Task details: Below is a block of records; reproduce all of them exactly and leave out any pictures.

━━━━━━

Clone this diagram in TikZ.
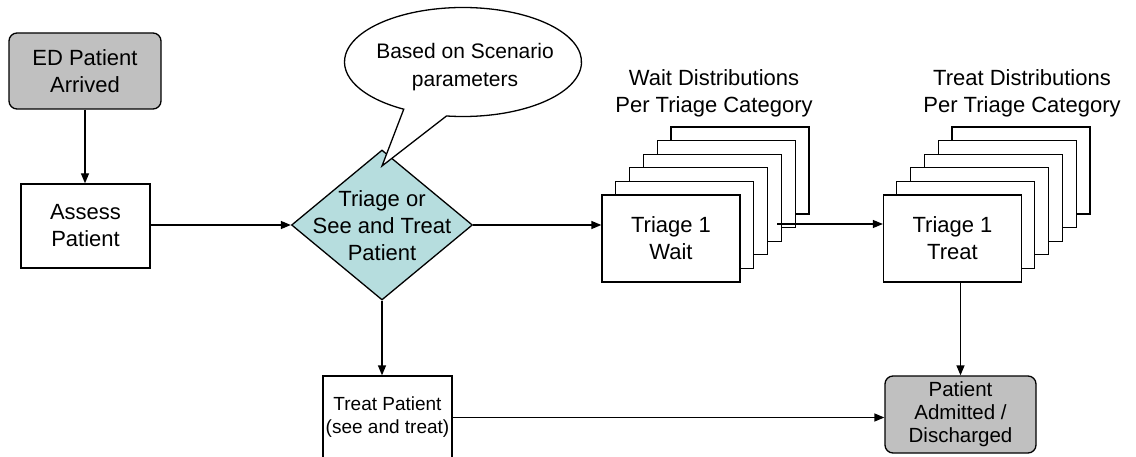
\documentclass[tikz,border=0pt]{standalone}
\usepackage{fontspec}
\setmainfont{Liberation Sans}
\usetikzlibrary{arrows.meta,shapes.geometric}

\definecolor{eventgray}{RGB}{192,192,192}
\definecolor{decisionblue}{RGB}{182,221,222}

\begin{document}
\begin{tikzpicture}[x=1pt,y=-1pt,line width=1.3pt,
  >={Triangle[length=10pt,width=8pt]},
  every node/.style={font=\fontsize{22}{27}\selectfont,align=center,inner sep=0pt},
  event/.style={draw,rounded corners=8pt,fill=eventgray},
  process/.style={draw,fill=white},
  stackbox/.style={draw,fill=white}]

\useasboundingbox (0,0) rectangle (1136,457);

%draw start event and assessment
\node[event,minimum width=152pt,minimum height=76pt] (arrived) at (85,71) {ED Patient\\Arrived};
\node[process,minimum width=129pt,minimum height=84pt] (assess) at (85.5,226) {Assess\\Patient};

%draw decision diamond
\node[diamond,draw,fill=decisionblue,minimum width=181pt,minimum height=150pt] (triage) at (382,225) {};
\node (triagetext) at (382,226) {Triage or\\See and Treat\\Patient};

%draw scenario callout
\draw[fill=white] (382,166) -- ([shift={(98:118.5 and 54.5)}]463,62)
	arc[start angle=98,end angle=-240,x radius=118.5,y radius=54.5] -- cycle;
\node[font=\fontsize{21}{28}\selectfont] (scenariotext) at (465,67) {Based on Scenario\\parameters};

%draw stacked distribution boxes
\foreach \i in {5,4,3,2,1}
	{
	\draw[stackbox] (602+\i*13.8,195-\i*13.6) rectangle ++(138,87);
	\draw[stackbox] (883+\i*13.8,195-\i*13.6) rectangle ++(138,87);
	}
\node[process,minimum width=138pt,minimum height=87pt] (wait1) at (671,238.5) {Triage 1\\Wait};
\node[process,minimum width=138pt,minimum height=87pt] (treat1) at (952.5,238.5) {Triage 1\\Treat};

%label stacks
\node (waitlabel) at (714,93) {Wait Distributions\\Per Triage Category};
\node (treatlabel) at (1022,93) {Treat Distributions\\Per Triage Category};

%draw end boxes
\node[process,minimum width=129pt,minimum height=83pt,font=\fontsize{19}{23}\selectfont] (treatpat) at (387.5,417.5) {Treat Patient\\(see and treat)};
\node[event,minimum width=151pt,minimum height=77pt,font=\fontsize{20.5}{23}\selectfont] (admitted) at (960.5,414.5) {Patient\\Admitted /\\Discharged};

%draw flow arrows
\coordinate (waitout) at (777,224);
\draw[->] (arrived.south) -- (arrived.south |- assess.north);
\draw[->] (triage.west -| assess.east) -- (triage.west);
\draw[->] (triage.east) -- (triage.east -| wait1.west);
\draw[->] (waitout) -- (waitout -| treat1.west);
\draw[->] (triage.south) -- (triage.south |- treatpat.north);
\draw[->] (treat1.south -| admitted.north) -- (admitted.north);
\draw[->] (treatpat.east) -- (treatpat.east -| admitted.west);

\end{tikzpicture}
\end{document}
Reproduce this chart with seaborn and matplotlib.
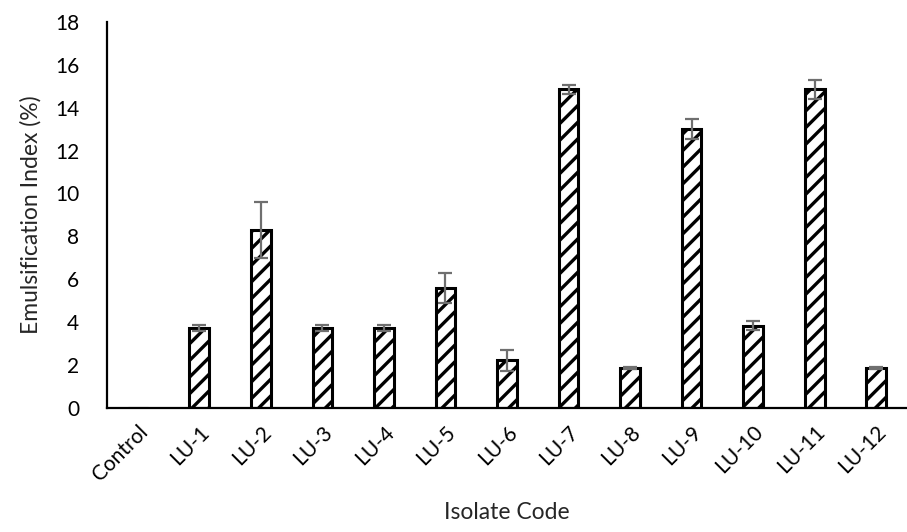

━━━━━━

Answer for the task:
Clone this diagram in TikZ.
\documentclass[tikz,border=0pt]{standalone}
\usepackage{fontspec}
\setmainfont{Liberation Sans}
\usetikzlibrary{arrows.meta,shapes.geometric}

\definecolor{eventgray}{RGB}{192,192,192}
\definecolor{decisionblue}{RGB}{182,221,222}

\begin{document}
\begin{tikzpicture}[x=1pt,y=-1pt,line width=1.3pt,
  >={Triangle[length=10pt,width=8pt]},
  every node/.style={font=\fontsize{22}{27}\selectfont,align=center,inner sep=0pt},
  event/.style={draw,rounded corners=8pt,fill=eventgray},
  process/.style={draw,fill=white},
  stackbox/.style={draw,fill=white}]

\useasboundingbox (0,0) rectangle (1136,457);

%draw start event and assessment
\node[event,minimum width=152pt,minimum height=76pt] (arrived) at (85,71) {ED Patient\\Arrived};
\node[process,minimum width=129pt,minimum height=84pt] (assess) at (85.5,226) {Assess\\Patient};

%draw decision diamond
\node[diamond,draw,fill=decisionblue,minimum width=181pt,minimum height=150pt] (triage) at (382,225) {};
\node (triagetext) at (382,226) {Triage or\\See and Treat\\Patient};

%draw scenario callout
\draw[fill=white] (382,166) -- ([shift={(98:118.5 and 54.5)}]463,62)
	arc[start angle=98,end angle=-240,x radius=118.5,y radius=54.5] -- cycle;
\node[font=\fontsize{21}{28}\selectfont] (scenariotext) at (465,67) {Based on Scenario\\parameters};

%draw stacked distribution boxes
\foreach \i in {5,4,3,2,1}
	{
	\draw[stackbox] (602+\i*13.8,195-\i*13.6) rectangle ++(138,87);
	\draw[stackbox] (883+\i*13.8,195-\i*13.6) rectangle ++(138,87);
	}
\node[process,minimum width=138pt,minimum height=87pt] (wait1) at (671,238.5) {Triage 1\\Wait};
\node[process,minimum width=138pt,minimum height=87pt] (treat1) at (952.5,238.5) {Triage 1\\Treat};

%label stacks
\node (waitlabel) at (714,93) {Wait Distributions\\Per Triage Category};
\node (treatlabel) at (1022,93) {Treat Distributions\\Per Triage Category};

%draw end boxes
\node[process,minimum width=129pt,minimum height=83pt,font=\fontsize{19}{23}\selectfont] (treatpat) at (387.5,417.5) {Treat Patient\\(see and treat)};
\node[event,minimum width=151pt,minimum height=77pt,font=\fontsize{20.5}{23}\selectfont] (admitted) at (960.5,414.5) {Patient\\Admitted /\\Discharged};

%draw flow arrows
\coordinate (waitout) at (777,224);
\draw[->] (arrived.south) -- (arrived.south |- assess.north);
\draw[->] (triage.west -| assess.east) -- (triage.west);
\draw[->] (triage.east) -- (triage.east -| wait1.west);
\draw[->] (waitout) -- (waitout -| treat1.west);
\draw[->] (triage.south) -- (triage.south |- treatpat.north);
\draw[->] (treat1.south -| admitted.north) -- (admitted.north);
\draw[->] (treatpat.east) -- (treatpat.east -| admitted.west);

\end{tikzpicture}
\end{document}
Reproduce this chart with seaborn and matplotlib.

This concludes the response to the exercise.